Black beans also figured in Jan Thomas’s lunch, beans with carrot slices served as a side dish to the Old Daley Inn’s Cajun chicken sandwich ($7.50 with beverage). The Old Daley Inn has been doing this for something like 20 years, and their menu of salads and entrées, sandwiches and stuffed baked potatoes is optimized for quick service and parkside dining. So I thought I’d head for their State Street stand.

That’s when the milk guys arrived. We were on the steps of the Legislative Building, where a dairy exhibition was taking place. The milk guys – from Ronnybrook Farm Dairy in Ancramdale, in Columbia Country – were displaying their wares and shared with us a couple of quarts of chocolate milk, which was about as creamy as it can get short of being a milk shake. With no bovine growth hormone in any of their products, I sure would welcome more of an Albany-area presence.

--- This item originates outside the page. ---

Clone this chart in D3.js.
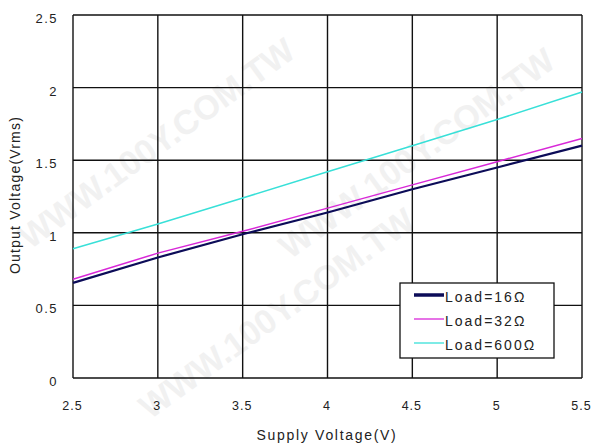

Meanwhile, the aroma of curry was taking over – wafting from a plate on Travis Durfee’s lap. “It’s from Roy’s Caribbean,” he explained. “Goat curry. Served with cabbage and rice, and there are peas and beans here, too.” It’s $6.75 with a Snapple, and the flavor is persuasive enough to overcome any reluctance about goat meat. Watch out, though, for the little bone shards.

I’d all but decided on that for my own lunch when Stephen Leon showed (but didn’t share) his chicken teriyaki sandwich from the New Day Café cart. For $5.50, you get a plate that includes cold spinach fettuccine in a modestly herbed vinaigrette. And so off I went in search of one of those.

But it was nearly 2 o’clock, and I couldn’t find the cart. Others were packing up, some pleased with the sales on this sunny day, one so unbelievably grumpy that she wouldn’t identify her packed-away wares. By the time I was ready to place an order, it was too late. I had to stop somewhere on the way home.

Vendors in the Park
, Capitol Park, Albany. Serving lunch Mon-Fri 11-2 every reasonably nice day during the summer. Cash only.

Cuisine: sandwiches, wraps, curried goat; entrée price range: $1.50 (Hot dog) to $7.50 (Old Daley meal deal); ambience: al fresco; clientele: people wearing name badges.